Certains analystes n’excluent pas que, dans des contextes particuliers, une partie de ces réseaux puisse recourir à la violence si cela sert leurs objectifs stratégiques, dont la perspective d’un califat islamique figure en arrière-plan idéologique.

Une utilisation paradoxale des ressources européennes

Les services de sécurité soulignent une contradiction : ces organisations utilisent parfois les leviers et financements publics européens pour avancer leur agenda.

Des fonds alloués à des associations caritatives ou culturelles peuvent ainsi, selon certains rapports, servir indirectement à renforcer les capacités d’organisations affiliées aux Frères musulmans.

Des enquêtes de presse ont notamment révélé que l’Union européenne avait soutenu financièrement des structures soupçonnées de liens étroits avec la confrérie, tandis que des financements supplémentaires proviendraient de pays tiers pour la construction de lieux de culte, d’écoles ou de centres communautaires.

L’Italie et la France en première ligne

En Italie, la députée européenne Susanna Ceccardi a récemment dénoncé la participation d’organisations associées aux Frères musulmans à des événements institutionnels de l’UE, évoquant un “cheval de Troie” de l’islam politique dans le contexte des tensions liées à la guerre de Gaza.

En France, la présence de la confrérie remonte à la fin des années 1970. Depuis, elle a tissé un réseau d’associations, de mosquées et de centres éducatifs particulièrement dense dans les grandes métropoles.

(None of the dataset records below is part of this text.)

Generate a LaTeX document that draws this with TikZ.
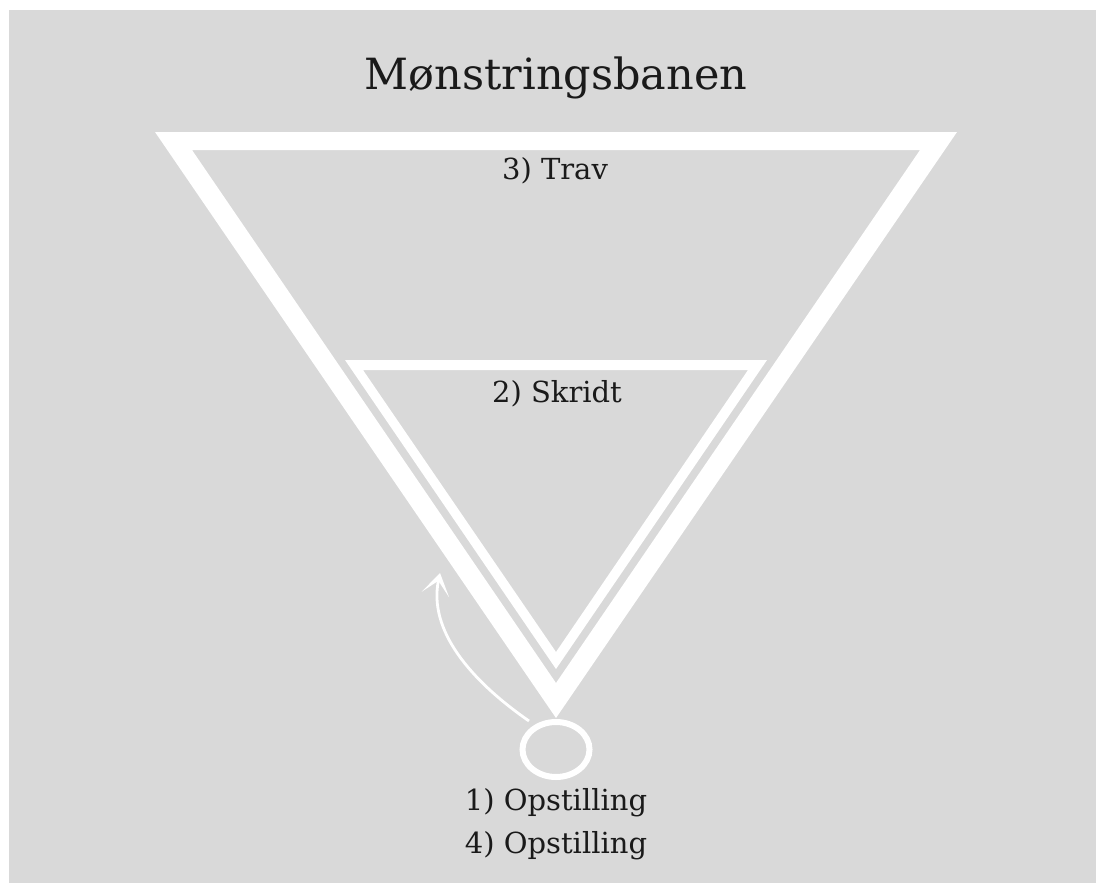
\documentclass[tikz,border=0pt]{standalone}
\usepackage{fontspec}
\setmainfont{DejaVu Serif}
\usetikzlibrary{shapes.geometric,arrows.meta}
\definecolor{bggray}{HTML}{D9D9D9}
\definecolor{inkc}{HTML}{1A1A1A}
\tikzset{
  band/.style={fill=white, even odd rule},
  lbl/.style={anchor=base, text=inkc, inner sep=0pt, font=\fontsize{14.5}{17}\selectfont},
  ttl/.style={anchor=base, text=inkc, inner sep=0pt, font=\fontsize{21.5}{25}\selectfont},
  ring/.style={ellipse, draw=white, line width=3pt, minimum width=33.5pt, minimum height=27.5pt, inner sep=0pt, outer sep=0pt},
  curvearrow/.style={draw=white, line width=1.4pt, -{Stealth[length=11pt, width=14pt, inset=7pt]}}
}
\begin{document}
\begin{tikzpicture}[x=0.5pt,y=-0.5pt]
\useasboundingbox (0,0) rectangle (1096,883);
\fill[bggray] (9,10) rectangle (1096,883);
% outer triangle band
\fill[band] (155,132) -- (957,132) -- (556,718) -- cycle
            (192,150) -- (920,150) -- (556,683) -- cycle;
% inner triangle band
\fill[band] (345,360) -- (767,360) -- (556,669) -- cycle
            (363,370) -- (748,370) -- (556,652) -- cycle;
% texts
\node[ttl] (title) at (556,90) {Mønstringsbanen};
\node[lbl] (trav) at (555,179) {3) Trav};
\node[lbl] (skridt) at (557,402) {2) Skridt};
\node[lbl] (ops1) at (556,810) {1) Opstilling};
\node[lbl] (ops4) at (556,853) {4) Opstilling};
% start ring
\node[ring] (start) at (556,749.5) {};
\coordinate (a0) at (529,721);
\coordinate (a1) at (440,573);
\draw[curvearrow] (a0) .. controls (470,680) and (428,630) .. (a1);
\end{tikzpicture}
\end{document}
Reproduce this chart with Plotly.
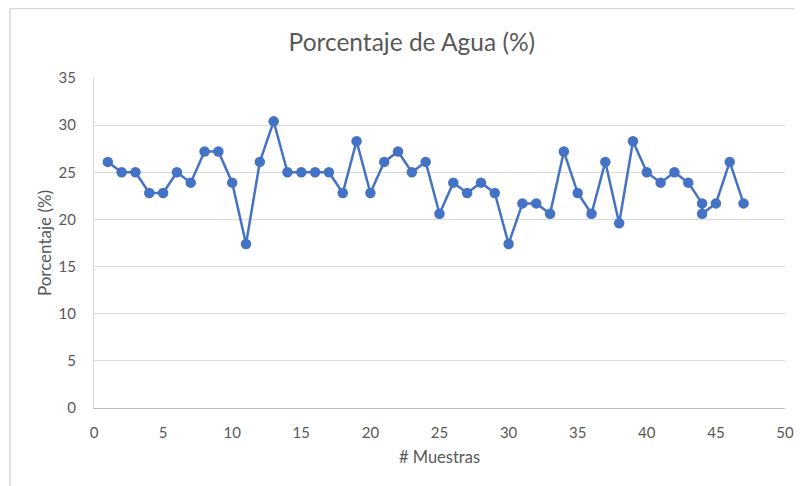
import plotly.graph_objects as go

muestras = [1, 2, 3, 4, 5, 6, 7, 8, 9, 10, 11, 12, 13, 14, 15, 16, 17, 18, 19, 20,
            21, 22, 23, 24, 25, 26, 27, 28, 29, 30, 31, 32, 33, 34, 35, 36, 37, 38, 39, 40,
            41, 42, 43, 44, 44, 45, 46, 47]
porcentaje = [26.1, 25.0, 25.0, 22.8, 22.8, 25.0, 23.9, 27.2, 27.2, 23.9,
              17.4, 26.1, 30.4, 25.0, 25.0, 25.0, 25.0, 22.8, 28.3, 22.8,
              26.1, 27.2, 25.0, 26.1, 20.6, 23.9, 22.8, 23.9, 22.8, 17.4,
              21.7, 21.7, 20.6, 27.2, 22.8, 20.6, 26.1, 19.6, 28.3, 25.0,
              23.9, 25.0, 23.9, 21.7, 20.6, 21.7, 26.1, 21.7]

title_text = "Porcentaje de Agua (%)"
x_title = "# Muestras"
y_title = "Porcentaje (%)"

font_family = "Lato, Carlito, 'Open Sans', sans-serif"
txt_color = "#595959"

fig = go.Figure()
fig.add_trace(go.Scatter(
    x=muestras, y=porcentaje, mode="lines+markers",
    line=dict(color="#4472C4", width=2.5),
    marker=dict(color="#4472C4", size=10.5),
    showlegend=False, hoverinfo="x+y",
))

fig.update_layout(
    width=795, height=478,
    margin=dict(l=86, r=18, t=70, b=78, autoexpand=False),
    paper_bgcolor="white", plot_bgcolor="white",
    font=dict(family=font_family, color=txt_color, size=13),
    title=dict(text=title_text, x=0.508, xanchor="center", y=0.929, yanchor="middle",
               automargin=False,
               font=dict(size=24.5, color=txt_color, family=font_family)),
    xaxis=dict(range=[0, 50], dtick=5, tick0=0, showgrid=False, zeroline=False,
               automargin=False,
               showline=True, linecolor="#BFBFBF", linewidth=1, ticks="",
               ticklabelstandoff=11, tickfont=dict(size=15, color=txt_color),
               title=dict(text=x_title, font=dict(size=16.5, color=txt_color), standoff=11)),
    yaxis=dict(range=[0, 35], dtick=5, tick0=0, showgrid=True, gridcolor="#D9D9D9", gridwidth=1,
               automargin=False,
               zeroline=False, showline=True, linecolor="#D9D9D9", linewidth=1, ticks="",
               ticklabelstandoff=14, tickfont=dict(size=15, color=txt_color),
               title=dict(text=y_title, font=dict(size=17, color=txt_color), standoff=2)),
    shapes=[dict(type="rect", xref="paper", yref="paper",
                 xsizemode="pixel", ysizemode="pixel", xanchor=0, yanchor=1,
                 x0=-84, x1=800, y0=-600, y1=69.5,
                 line=dict(color="#D9D9D9", width=1.5), fillcolor="rgba(0,0,0,0)",
                 layer="below")],
)

fig.write_html("out.html")
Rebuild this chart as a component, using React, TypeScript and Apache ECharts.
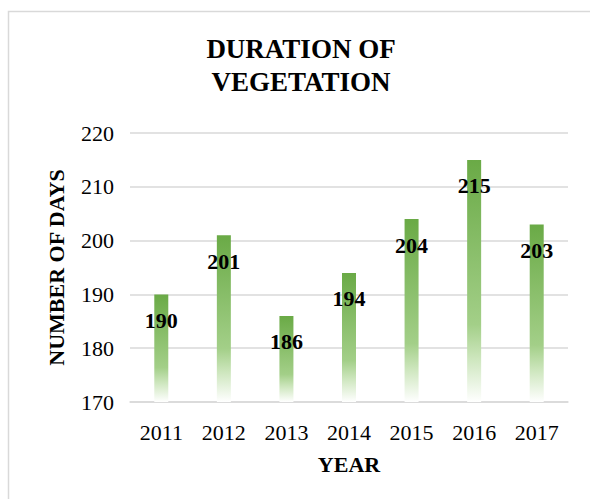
import React, { useEffect, useRef } from "react";
import * as echarts from "echarts";

const years = ["2011", "2012", "2013", "2014", "2015", "2016", "2017"];
const days = [190, 201, 186, 194, 204, 215, 203];
const titleText = "DURATION OF\nVEGETATION";
const yName = "NUMBER OF DAYS";
const xName = "YEAR";

const FONT = "'Liberation Serif', 'Times New Roman', serif";

export default function App() {
  const ref = useRef<HTMLDivElement>(null);
  useEffect(() => {
    document.body.style.margin = "0";
    const chart = echarts.init(ref.current!, undefined, { renderer: "svg" });
    chart.setOption({
      animation: false,
      backgroundColor: "#ffffff",
      title: {
        text: titleText,
        left: 296,
        textAlign: "center",
        top: 27,
        textStyle: {
          fontFamily: FONT,
          fontSize: 27,
          fontWeight: "bold",
          lineHeight: 33,
          color: "#000000",
        },
      },
      graphic: [
        {
          type: "rect",
          shape: { x: 8.5, y: 11.5, width: 620, height: 520 },
          style: { fill: "none", stroke: "#d9d9d9", lineWidth: 1.5 },
          silent: true,
          z: -1,
        },
      ],
      grid: { left: 130, right: 22, top: 133, bottom: 97 },
      xAxis: {
        type: "category",
        data: years,
        name: xName,
        nameLocation: "middle",
        nameGap: 51,
        nameTextStyle: { fontFamily: FONT, fontSize: 22, fontWeight: "bold", color: "#000" },
        axisLine: { lineStyle: { color: "#d9d9d9", width: 1.5 } },
        axisTick: { show: false },
        axisLabel: { fontFamily: FONT, fontSize: 22, color: "#000", margin: 19 },
      },
      yAxis: {
        type: "value",
        min: 170,
        max: 220,
        interval: 10,
        name: yName,
        nameLocation: "middle",
        nameGap: 63,
        nameRotate: 90,
        nameTextStyle: { fontFamily: FONT, fontSize: 22, fontWeight: "bold", color: "#000" },
        axisLine: { show: false },
        axisTick: { show: false },
        axisLabel: { fontFamily: FONT, fontSize: 22, color: "#000", margin: 16 },
        splitLine: { lineStyle: { color: "#d9d9d9", width: 1.5 } },
      },
      series: [
        {
          type: "bar",
          data: days,
          barWidth: 14,
          itemStyle: {
            color: new echarts.graphic.LinearGradient(0, 0, 0, 1, [
              { offset: 0, color: "#6aaa46" },
              { offset: 0.68, color: "#a3cf88" },
              { offset: 0.82, color: "#cde6bd" },
              { offset: 1, color: "#ffffff" },
            ]),
          },
          label: {
            show: true,
            position: "insideTop",
            distance: 15,
            fontFamily: FONT,
            fontSize: 22,
            fontWeight: "bold",
            color: "#000",
          },
        },
      ],
    });
    return () => chart.dispose();
  }, []);
  return <div ref={ref} style={{ width: 590, height: 499 }} />;
}
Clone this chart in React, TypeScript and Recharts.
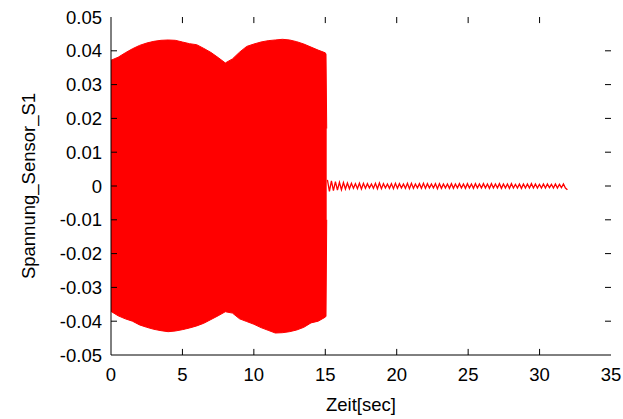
import {
  Area,
  ComposedChart,
  Line,
  ReferenceLine,
  XAxis,
  YAxis,
} from "recharts";

// time axis (sec) and voltage ticks
const xTicks = [0, 5, 10, 15, 20, 25, 30, 35];
const yTicks = [-0.05, -0.04, -0.03, -0.02, -0.01, 0, 0.01, 0.02, 0.03, 0.04, 0.05];

// burst 0..15 s: envelope of the oscillation, read every 0.5 s
const burstTime = [
  0, 0.5, 1, 1.5, 2, 2.5, 3, 3.5, 4, 4.5, 5, 5.5, 6, 6.5, 7, 7.5, 8, 8.5, 9, 9.5,
  10, 10.5, 11, 11.5, 12, 12.5, 13, 13.5, 14, 14.5, 15, 15.05, 15.1,
];
const burstHigh = [
  0.0372, 0.0381, 0.0394, 0.0406, 0.0416, 0.0423, 0.0428, 0.0431, 0.0432, 0.0431,
  0.0426, 0.0421, 0.0418, 0.0407, 0.0395, 0.038, 0.0364, 0.0376, 0.0396, 0.0413,
  0.042, 0.0426, 0.043, 0.0432, 0.0434, 0.0432, 0.0427, 0.042, 0.0411, 0.0402,
  0.0394, 0.039, 0.017,
];
const burstLow = [
  -0.0371, -0.0384, -0.0393, -0.04, -0.0411, -0.0418, -0.0424, -0.0428, -0.0431, -0.0429,
  -0.0425, -0.042, -0.0414, -0.0406, -0.0395, -0.0384, -0.0372, -0.0376, -0.0393, -0.0401,
  -0.0409, -0.0419, -0.0427, -0.0435, -0.0434, -0.0431, -0.0426, -0.0418, -0.0405, -0.04,
  -0.0388, -0.0385, -0.01,
];

// decay after 15 s, sampled every 0.14 s
const tailStart = 15.15;
const tailStep = 0.14;
const tailValues = [
  0.0018, -0.0016, 0.0015, -0.0014, 0.0013, -0.0012, 0.0011, -0.0011, 0.001, -0.0009,
  0.0009, -0.0008, 0.0008, -0.0007, 0.0007, -0.0008, 0.0008, -0.0009, 0.0008, -0.0007,
  0.0007, -0.0006, 0.0006, -0.0007, 0.0008, -0.0008, 0.0009, -0.0008, 0.0007, -0.0006,
  0.0006, -0.0007, 0.0007, -0.0008, 0.0008, -0.0007, 0.0007, -0.0006, 0.0006, -0.0007,
  0.0008, -0.0008, 0.0008, -0.0007, 0.0006, -0.0006, 0.0007, -0.0007, 0.0008, -0.0007,
  0.0007, -0.0006, 0.0006, -0.0006, 0.0007, -0.0008, 0.0007, -0.0007, 0.0006, -0.0006,
  0.0006, -0.0007, 0.0007, -0.0007, 0.0006, -0.0006, 0.0007, -0.0006, 0.0006, -0.0007,
  0.0007, -0.0006, 0.0006, -0.0007, 0.0007, -0.0006, 0.0006, -0.0006, 0.0007, -0.0006,
  0.0006, -0.0007, 0.0007, -0.0006, 0.0006, -0.0006, 0.0007, -0.0007, 0.0006, -0.0006,
  0.0006, -0.0007, 0.0007, -0.0006, 0.0005, -0.0006, 0.0006, -0.0007, 0.0006, -0.0006,
  0.0006, -0.0006, 0.0007, -0.0006, 0.0006, -0.0006, 0.0005, -0.0006, 0.0006, -0.0006,
  0.0006, -0.0005, 0.0005, -0.0006, 0.0006, -0.0006, 0.0005, -0.0005, 0.0006, -0.0006,
  -0.0011,
];

const data = [
  ...burstTime.map((t, i) => ({ t, band: [burstLow[i], burstHigh[i]] })),
  ...tailValues.map((v, i) => ({ t: +(tailStart + i * tailStep).toFixed(2), v })),
];

const X_MIN = 0;
const X_MAX = 35;
const Y_MIN = -0.05;
const Y_MAX = 0.05;
// inward tick length, about 6px, in axis units
const X_TICK = 0.42;
const Y_TICK = 0.0018;

const RED = "#ff0000";
const FONT = "'Liberation Sans', Arial, sans-serif";
const FS = 18.5;
const fmt = (v: number) => String(Number(v.toFixed(2)));

function BottomTick(props: any) {
  const { x, y, payload } = props;
  return (
    <text x={x} y={y} dy="0.71em" textAnchor="middle" fontSize={FS} fill="#000" fontFamily={FONT}>
      {payload.value}
    </text>
  );
}

function LeftTick(props: any) {
  const { x, y, payload } = props;
  return (
    <text x={x} y={y} dy="0.355em" textAnchor="end" fontSize={FS} fill="#000" fontFamily={FONT}>
      {fmt(payload.value)}
    </text>
  );
}

export default function App() {
  return (
    <div style={{ position: "absolute", left: 0, top: 0, background: "#fff" }}>
      <ComposedChart
        width={623}
        height={419}
        data={data}
        margin={{ top: 17, right: 12, bottom: 0, left: 0 }}
      >
        <XAxis
          dataKey="t"
          type="number"
          domain={[X_MIN, X_MAX]}
          ticks={xTicks}
          interval={0}
          height={64}
          stroke="#000"
          tickLine={false}
          tickSize={0}
          tickMargin={13}
          tick={(p: any) => <BottomTick {...p} />}
          label={{
            value: "Zeit[sec]",
            position: "insideBottom",
            offset: 8,
            style: { fontSize: FS, fill: "#000", fontFamily: FONT },
          }}
        />
        <XAxis
          xAxisId="top"
          orientation="top"
          dataKey="t"
          type="number"
          domain={[X_MIN, X_MAX]}
          height={0}
          stroke="#000"
          tickLine={false}
          tick={false}
        />
        <YAxis
          type="number"
          domain={[Y_MIN, Y_MAX]}
          ticks={yTicks}
          interval={0}
          width={111}
          stroke="#000"
          tickLine={false}
          tickSize={0}
          tickMargin={9}
          tick={(p: any) => <LeftTick {...p} />}
          label={{
            value: "Spannung_Sensor_S1",
            angle: -90,
            position: "insideLeft",
            offset: 28,
            style: { fontSize: FS, fill: "#000", fontFamily: FONT, textAnchor: "middle" },
          }}
        />
        <YAxis
          yAxisId="right"
          orientation="right"
          type="number"
          domain={[Y_MIN, Y_MAX]}
          width={0}
          stroke="#000"
          tickLine={false}
          tick={false}
        />
        {xTicks.slice(1, -1).map((t) => (
          <ReferenceLine
            key={`xb${t}`}
            ifOverflow="visible"
            segment={[{ x: t, y: Y_MIN }, { x: t, y: Y_MIN + Y_TICK }]}
            stroke="#000"
          />
        ))}
        {xTicks.slice(1, -1).map((t) => (
          <ReferenceLine
            key={`xt${t}`}
            ifOverflow="visible"
            segment={[{ x: t, y: Y_MAX }, { x: t, y: Y_MAX - Y_TICK }]}
            stroke="#000"
          />
        ))}
        {yTicks.slice(1, -1).map((v) => (
          <ReferenceLine
            key={`yl${v}`}
            ifOverflow="visible"
            segment={[{ x: X_MIN, y: v }, { x: X_MIN + X_TICK, y: v }]}
            stroke="#000"
          />
        ))}
        {yTicks.slice(1, -1).map((v) => (
          <ReferenceLine
            key={`yr${v}`}
            ifOverflow="visible"
            segment={[{ x: X_MAX, y: v }, { x: X_MAX - X_TICK, y: v }]}
            stroke="#000"
          />
        ))}
        <Area
          dataKey="band"
          type="linear"
          stroke={RED}
          strokeWidth={1}
          fill={RED}
          fillOpacity={1}
          isAnimationActive={false}
          dot={false}
          activeDot={false}
        />
        <Line
          dataKey="v"
          type="linear"
          stroke={RED}
          strokeWidth={1.3}
          dot={false}
          activeDot={false}
          isAnimationActive={false}
        />
      </ComposedChart>
    </div>
  );
}
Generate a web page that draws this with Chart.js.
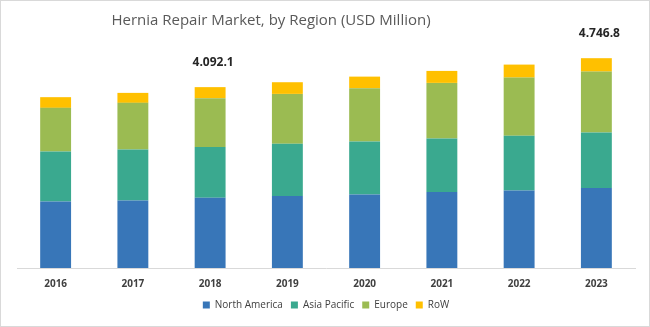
<!DOCTYPE html>
<html>
<head>
<meta charset="utf-8">
<script src="https://cdn.jsdelivr.net/npm/chart.js@4"></script>
<style>
  html, body { margin: 0; padding: 0; background: #fff; }
  #wrap { position: relative; width: 648px; height: 325px; border: 1px solid #d9d9d9; }
</style>
</head>
<body>
<div id="wrap"><canvas id="myChart" width="648" height="325"></canvas></div>
<script>
var years = ["2016", "2017", "2018", "2019", "2020", "2021", "2022", "2023"];
var northAmerica = [1505, 1528, 1589, 1627, 1663, 1718, 1754, 1808];
var asiaPacific = [1130, 1153, 1146, 1182, 1198, 1211, 1236, 1257];
var europe = [988, 1055, 1107, 1130, 1207, 1259, 1318, 1379];
var row = [242, 226, 250.1, 264, 262, 271, 294, 302.8];
// totals are only printed for these years
var labelledYears = ["2018", "2023"];

function fmt(v) {
    var parts = v.toFixed(1).split('.');
    return parts[0].replace(/\B(?=(\d{3})+(?!\d))/g, '.') + '.' + parts[1];
}

var totalLabels = {
    id: 'totalLabels',
    afterDatasetsDraw: function(chart) {
        var c = chart.ctx;
        var last = chart.getDatasetMeta(chart.data.datasets.length - 1);
        c.save();
        c.font = 'bold 12px "Open Sans"';
        c.fillStyle = '#262626';
        c.textAlign = 'center';
        c.textBaseline = 'middle';
        labelledYears.forEach(function(y) {
            var i = years.indexOf(y);
            var total = 0;
            chart.data.datasets.forEach(function(ds) { total += ds.data[i]; });
            var x = last.data[i].x + 3;
            var yPx = chart.scales.y.getPixelForValue(total) - 25;
            c.fillText(fmt(total), x, yPx);
        });
        c.restore();
    }
};

var heading = {
    id: 'heading',
    afterDraw: function(chart) {
        var c = chart.ctx;
        c.save();
        c.font = '15px "Open Sans"';
        c.fillStyle = '#595959';
        c.textAlign = 'center';
        c.textBaseline = 'middle';
        c.fillText('Hernia Repair Market, by Region (USD Million)', 270, 20);
        c.restore();
    }
};

var ctx = document.getElementById('myChart').getContext('2d');
var chart = new Chart(ctx, {
    type: 'bar',
    data: {
        labels: years,
        datasets: [{
            label: 'North America',
            backgroundColor: 'rgb(56, 118, 184)',
            data: northAmerica,
        }, {
            label: 'Asia Pacific',
            backgroundColor: 'rgb(58, 169, 143)',
            data: asiaPacific,
        }, {
            label: 'Europe',
            backgroundColor: 'rgb(155, 187, 82)',
            data: europe,
        }, {
            label: 'RoW',
            backgroundColor: 'rgb(255, 192, 0)',
            data: row,
        }]
    },
    options: {
        responsive: false,
        animation: false,
        layout: { padding: { top: 46, left: 16, right: 14, bottom: 6 } },
        datasets: { bar: { barPercentage: 0.4, categoryPercentage: 1, borderWidth: 0 } },
        scales: {
            x: {
                stacked: true,
                grid: { display: false },
                border: { display: true, color: '#d9d9d9' },
                ticks: { color: '#404040', font: { family: 'Open Sans', size: 10, weight: 'bold' }, padding: 2 }
            },
            y: {
                stacked: true,
                display: false,
                min: 0,
                max: 5000
            }
        },
        plugins: {
            legend: {
                position: 'bottom',
                labels: {
                    boxWidth: 7,
                    boxHeight: 7,
                    padding: 8,
                    color: '#404040',
                    font: { family: 'Open Sans', size: 10 }
                }
            },
            tooltip: { enabled: false }
        }
    },
    plugins: [totalLabels, heading]
});
</script>
</body>
</html>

Les autorités françaises, qui considèrent cette influence comme contraire aux principes républicains, ont pris ces dernières années des mesures de restriction, incluant la fermeture de structures et le gel d’avoirs.

Une surveillance renforcée

En 2024, Paris a lancé une nouvelle enquête nationale sur les activités des Frères musulmans, dans un contexte de vigilance accrue vis-à-vis de toute tentative d’influence politique, communautaire ou religieuse susceptible de remettre en cause la cohésion sociale.

Les enjeux vont au-delà de la sécurité : c’est l’équilibre même des sociétés européennes, fondé sur la séparation des sphères religieuse et politique, qui est perçu comme en jeu.